Bro. Carl Brooks from Charity Lodge AF&AM, Cambridge, Massachusetts.  I am SD at Charity and look forward to interacting with new Brothers in our Masonic Family.  P.S. Massachusetts Lodges are not numbered


----------



## Bro. Stewart P.M. (Apr 29, 2012)

Welcome to the Community my Brother!!


----------



## SeeKer.mm (Apr 29, 2012)

Welcome neighbor!  

Marvin from CT


----------



## hlnelson (Apr 29, 2012)

Welcome Brother Brooks


----------



## Colby K (Apr 29, 2012)

Welcome Brother


----------



## Txmason (Apr 29, 2012)

@massmason

I'm a member of Howard Lodge in South Yarmouth,MA on Cape Cod.
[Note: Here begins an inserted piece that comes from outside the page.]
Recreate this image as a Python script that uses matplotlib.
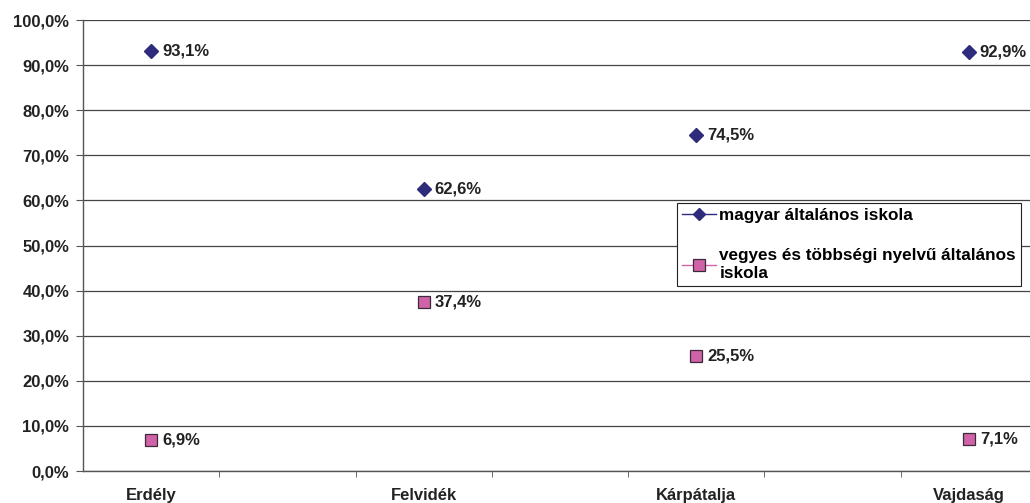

But lodge dues are expensive!


----------



## KSigMason (Apr 29, 2012)

Welcome to this forum.


----------



## Brent Heilman (Apr 30, 2012)

Welcome!


----------



## SeeKer.mm (Apr 30, 2012)

massmason said:


> Bro. Carl Brooks from Charity Lodge AF&AM, Cambridge, Massachusetts.  I am SD at Charity and look forward to interacting with new Brothers in our Masonic Family.  P.S. Massachusetts Lodges are not numbered


 
Question for you Br. Brooks...what is the reason that Mass Lodges are not numbered?  That struck my curiosity...thanks


----------



## David Hill (Apr 30, 2012)

*numbered lodges*

For that matter, why are most lodges numbered?


----------



## BEDickey (May 1, 2012)

Welcome Brother!


----------



## cambridgemason (May 1, 2012)

Hey Carl, glad to see another Charity Lodge member here.  Massachusetts has no numbers for the following, Blue Lodges, Royal Arch Chapters and R&S Councils.  We did at first going back to 1733, but in 1756 there became another GL under the charter of Scotland.  So in 1756 we had a Grand Lodge under a charter of England, 1733, and one under a charter of 1756.  The later was founded by Joseph Warren and Paul Revere.  The first was under Henry Price.  In around the 1790's both merged and because the issue of numbering came up and problems with who is first, second, third, they decided no numbers. Our Chapters and Councils followed suite. We are the only ones that are MS that have no numbers, just names, and some were plural, which made it even harder.


----------



## khilles (May 2, 2012)

Greetings and welcome to the community


----------



## dreamshop357 (May 2, 2012)

Welcome Bro. Brooks


----------



## J_Villarreal (May 2, 2012)

Welcome Brother Brooks!


----------



## Blake Bowden (May 3, 2012)

Welcome to the site my Brother!


----------